[start]

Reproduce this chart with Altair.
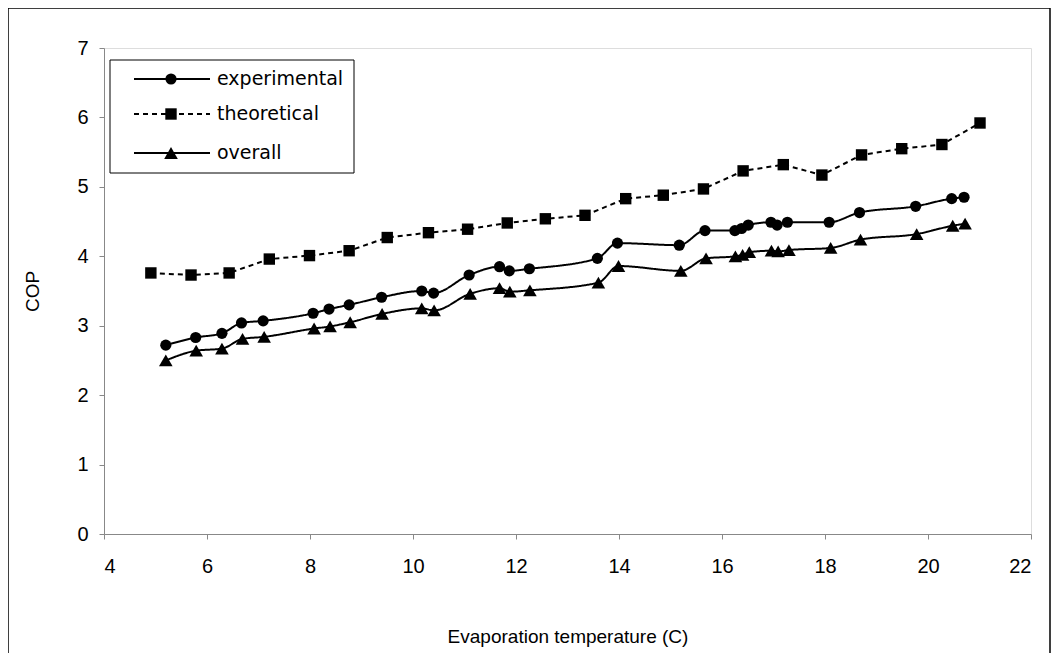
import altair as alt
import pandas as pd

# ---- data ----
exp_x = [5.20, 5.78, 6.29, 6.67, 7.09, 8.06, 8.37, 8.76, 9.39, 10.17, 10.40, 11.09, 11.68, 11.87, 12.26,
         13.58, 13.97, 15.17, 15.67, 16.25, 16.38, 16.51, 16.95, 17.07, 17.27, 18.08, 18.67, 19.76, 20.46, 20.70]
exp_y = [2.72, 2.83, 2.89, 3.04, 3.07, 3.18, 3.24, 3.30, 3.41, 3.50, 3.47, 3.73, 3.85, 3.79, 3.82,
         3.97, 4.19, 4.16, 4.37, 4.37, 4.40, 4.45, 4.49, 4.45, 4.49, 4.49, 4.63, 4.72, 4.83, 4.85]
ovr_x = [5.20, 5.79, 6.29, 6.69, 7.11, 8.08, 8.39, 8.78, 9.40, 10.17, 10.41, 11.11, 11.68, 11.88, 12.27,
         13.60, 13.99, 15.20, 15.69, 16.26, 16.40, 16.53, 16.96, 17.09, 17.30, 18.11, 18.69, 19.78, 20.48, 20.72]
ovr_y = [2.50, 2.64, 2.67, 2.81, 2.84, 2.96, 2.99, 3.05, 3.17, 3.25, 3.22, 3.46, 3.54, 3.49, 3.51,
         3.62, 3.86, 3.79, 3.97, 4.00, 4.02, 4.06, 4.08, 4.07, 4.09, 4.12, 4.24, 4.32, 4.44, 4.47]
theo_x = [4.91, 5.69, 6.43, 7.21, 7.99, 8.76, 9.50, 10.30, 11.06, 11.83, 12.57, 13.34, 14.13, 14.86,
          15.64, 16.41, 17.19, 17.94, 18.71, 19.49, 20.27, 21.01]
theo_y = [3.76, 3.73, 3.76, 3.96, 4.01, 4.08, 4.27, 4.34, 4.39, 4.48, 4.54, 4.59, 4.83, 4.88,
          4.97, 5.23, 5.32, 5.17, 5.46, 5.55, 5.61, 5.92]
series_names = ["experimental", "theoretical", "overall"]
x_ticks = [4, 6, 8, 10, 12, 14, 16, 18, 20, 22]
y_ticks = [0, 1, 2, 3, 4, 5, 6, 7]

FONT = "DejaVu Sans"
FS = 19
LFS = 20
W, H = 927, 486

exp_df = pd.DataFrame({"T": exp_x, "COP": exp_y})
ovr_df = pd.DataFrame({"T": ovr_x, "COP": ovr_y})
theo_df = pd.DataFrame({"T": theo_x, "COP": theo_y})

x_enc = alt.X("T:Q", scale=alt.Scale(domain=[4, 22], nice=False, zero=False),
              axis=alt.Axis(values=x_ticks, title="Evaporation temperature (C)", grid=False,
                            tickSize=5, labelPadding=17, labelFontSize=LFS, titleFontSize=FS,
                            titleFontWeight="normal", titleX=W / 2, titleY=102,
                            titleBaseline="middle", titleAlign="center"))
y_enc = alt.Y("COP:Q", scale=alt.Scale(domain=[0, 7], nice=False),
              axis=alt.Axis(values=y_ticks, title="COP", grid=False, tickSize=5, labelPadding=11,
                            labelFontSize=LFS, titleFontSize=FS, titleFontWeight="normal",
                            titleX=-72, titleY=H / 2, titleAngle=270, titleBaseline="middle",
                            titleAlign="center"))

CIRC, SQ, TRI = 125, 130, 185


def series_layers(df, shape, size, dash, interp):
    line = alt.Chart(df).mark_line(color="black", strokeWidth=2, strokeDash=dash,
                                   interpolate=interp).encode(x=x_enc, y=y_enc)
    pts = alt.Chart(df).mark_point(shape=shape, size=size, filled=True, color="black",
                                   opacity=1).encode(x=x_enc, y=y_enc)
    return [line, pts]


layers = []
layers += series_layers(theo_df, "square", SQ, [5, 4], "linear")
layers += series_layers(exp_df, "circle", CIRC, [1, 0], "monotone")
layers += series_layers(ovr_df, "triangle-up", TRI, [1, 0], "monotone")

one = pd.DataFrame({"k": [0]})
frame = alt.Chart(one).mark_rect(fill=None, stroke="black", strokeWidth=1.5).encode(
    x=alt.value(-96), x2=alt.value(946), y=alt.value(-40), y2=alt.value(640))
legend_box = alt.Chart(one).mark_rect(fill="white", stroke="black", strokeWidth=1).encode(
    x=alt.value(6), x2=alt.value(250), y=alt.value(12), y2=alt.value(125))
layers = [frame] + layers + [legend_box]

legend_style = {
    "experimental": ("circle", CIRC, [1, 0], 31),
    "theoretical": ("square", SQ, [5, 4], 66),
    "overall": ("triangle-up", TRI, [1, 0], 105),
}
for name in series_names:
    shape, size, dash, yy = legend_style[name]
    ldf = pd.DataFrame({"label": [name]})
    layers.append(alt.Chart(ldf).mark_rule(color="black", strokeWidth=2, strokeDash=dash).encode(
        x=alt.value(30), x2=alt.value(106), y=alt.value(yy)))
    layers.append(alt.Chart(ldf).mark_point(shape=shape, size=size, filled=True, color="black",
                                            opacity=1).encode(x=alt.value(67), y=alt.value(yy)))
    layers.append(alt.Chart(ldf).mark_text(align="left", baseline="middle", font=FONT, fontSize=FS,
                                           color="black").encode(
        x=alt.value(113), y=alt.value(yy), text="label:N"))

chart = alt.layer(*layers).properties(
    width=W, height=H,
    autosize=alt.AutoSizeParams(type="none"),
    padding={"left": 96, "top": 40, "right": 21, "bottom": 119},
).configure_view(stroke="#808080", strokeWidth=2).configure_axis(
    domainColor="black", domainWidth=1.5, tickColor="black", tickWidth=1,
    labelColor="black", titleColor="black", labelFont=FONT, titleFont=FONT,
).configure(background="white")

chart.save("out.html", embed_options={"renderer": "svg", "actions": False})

[end]

▸ **What is expected**:
Copy out each line word for word, please, skipping the images.

▸ **Full response**:
Reproduce this chart with Altair.
import altair as alt
import pandas as pd

# ---- data ----
exp_x = [5.20, 5.78, 6.29, 6.67, 7.09, 8.06, 8.37, 8.76, 9.39, 10.17, 10.40, 11.09, 11.68, 11.87, 12.26,
         13.58, 13.97, 15.17, 15.67, 16.25, 16.38, 16.51, 16.95, 17.07, 17.27, 18.08, 18.67, 19.76, 20.46, 20.70]
exp_y = [2.72, 2.83, 2.89, 3.04, 3.07, 3.18, 3.24, 3.30, 3.41, 3.50, 3.47, 3.73, 3.85, 3.79, 3.82,
         3.97, 4.19, 4.16, 4.37, 4.37, 4.40, 4.45, 4.49, 4.45, 4.49, 4.49, 4.63, 4.72, 4.83, 4.85]
ovr_x = [5.20, 5.79, 6.29, 6.69, 7.11, 8.08, 8.39, 8.78, 9.40, 10.17, 10.41, 11.11, 11.68, 11.88, 12.27,
         13.60, 13.99, 15.20, 15.69, 16.26, 16.40, 16.53, 16.96, 17.09, 17.30, 18.11, 18.69, 19.78, 20.48, 20.72]
ovr_y = [2.50, 2.64, 2.67, 2.81, 2.84, 2.96, 2.99, 3.05, 3.17, 3.25, 3.22, 3.46, 3.54, 3.49, 3.51,
         3.62, 3.86, 3.79, 3.97, 4.00, 4.02, 4.06, 4.08, 4.07, 4.09, 4.12, 4.24, 4.32, 4.44, 4.47]
theo_x = [4.91, 5.69, 6.43, 7.21, 7.99, 8.76, 9.50, 10.30, 11.06, 11.83, 12.57, 13.34, 14.13, 14.86,
          15.64, 16.41, 17.19, 17.94, 18.71, 19.49, 20.27, 21.01]
theo_y = [3.76, 3.73, 3.76, 3.96, 4.01, 4.08, 4.27, 4.34, 4.39, 4.48, 4.54, 4.59, 4.83, 4.88,
          4.97, 5.23, 5.32, 5.17, 5.46, 5.55, 5.61, 5.92]
series_names = ["experimental", "theoretical", "overall"]
x_ticks = [4, 6, 8, 10, 12, 14, 16, 18, 20, 22]
y_ticks = [0, 1, 2, 3, 4, 5, 6, 7]

FONT = "DejaVu Sans"
FS = 19
LFS = 20
W, H = 927, 486

exp_df = pd.DataFrame({"T": exp_x, "COP": exp_y})
ovr_df = pd.DataFrame({"T": ovr_x, "COP": ovr_y})
theo_df = pd.DataFrame({"T": theo_x, "COP": theo_y})

x_enc = alt.X("T:Q", scale=alt.Scale(domain=[4, 22], nice=False, zero=False),
              axis=alt.Axis(values=x_ticks, title="Evaporation temperature (C)", grid=False,
                            tickSize=5, labelPadding=17, labelFontSize=LFS, titleFontSize=FS,
                            titleFontWeight="normal", titleX=W / 2, titleY=102,
                            titleBaseline="middle", titleAlign="center"))
y_enc = alt.Y("COP:Q", scale=alt.Scale(domain=[0, 7], nice=False),
              axis=alt.Axis(values=y_ticks, title="COP", grid=False, tickSize=5, labelPadding=11,
                            labelFontSize=LFS, titleFontSize=FS, titleFontWeight="normal",
                            titleX=-72, titleY=H / 2, titleAngle=270, titleBaseline="middle",
                            titleAlign="center"))

CIRC, SQ, TRI = 125, 130, 185


def series_layers(df, shape, size, dash, interp):
    line = alt.Chart(df).mark_line(color="black", strokeWidth=2, strokeDash=dash,
                                   interpolate=interp).encode(x=x_enc, y=y_enc)
    pts = alt.Chart(df).mark_point(shape=shape, size=size, filled=True, color="black",
                                   opacity=1).encode(x=x_enc, y=y_enc)
    return [line, pts]


layers = []
layers += series_layers(theo_df, "square", SQ, [5, 4], "linear")
layers += series_layers(exp_df, "circle", CIRC, [1, 0], "monotone")
layers += series_layers(ovr_df, "triangle-up", TRI, [1, 0], "monotone")

one = pd.DataFrame({"k": [0]})
frame = alt.Chart(one).mark_rect(fill=None, stroke="black", strokeWidth=1.5).encode(
    x=alt.value(-96), x2=alt.value(946), y=alt.value(-40), y2=alt.value(640))
legend_box = alt.Chart(one).mark_rect(fill="white", stroke="black", strokeWidth=1).encode(
    x=alt.value(6), x2=alt.value(250), y=alt.value(12), y2=alt.value(125))
layers = [frame] + layers + [legend_box]

legend_style = {
    "experimental": ("circle", CIRC, [1, 0], 31),
    "theoretical": ("square", SQ, [5, 4], 66),
    "overall": ("triangle-up", TRI, [1, 0], 105),
}
for name in series_names:
    shape, size, dash, yy = legend_style[name]
    ldf = pd.DataFrame({"label": [name]})
    layers.append(alt.Chart(ldf).mark_rule(color="black", strokeWidth=2, strokeDash=dash).encode(
        x=alt.value(30), x2=alt.value(106), y=alt.value(yy)))
    layers.append(alt.Chart(ldf).mark_point(shape=shape, size=size, filled=True, color="black",
                                            opacity=1).encode(x=alt.value(67), y=alt.value(yy)))
    layers.append(alt.Chart(ldf).mark_text(align="left", baseline="middle", font=FONT, fontSize=FS,
                                           color="black").encode(
        x=alt.value(113), y=alt.value(yy), text="label:N"))

chart = alt.layer(*layers).properties(
    width=W, height=H,
    autosize=alt.AutoSizeParams(type="none"),
    padding={"left": 96, "top": 40, "right": 21, "bottom": 119},
).configure_view(stroke="#808080", strokeWidth=2).configure_axis(
    domainColor="black", domainWidth=1.5, tickColor="black", tickWidth=1,
    labelColor="black", titleColor="black", labelFont=FONT, titleFont=FONT,
).configure(background="white")

chart.save("out.html", embed_options={"renderer": "svg", "actions": False})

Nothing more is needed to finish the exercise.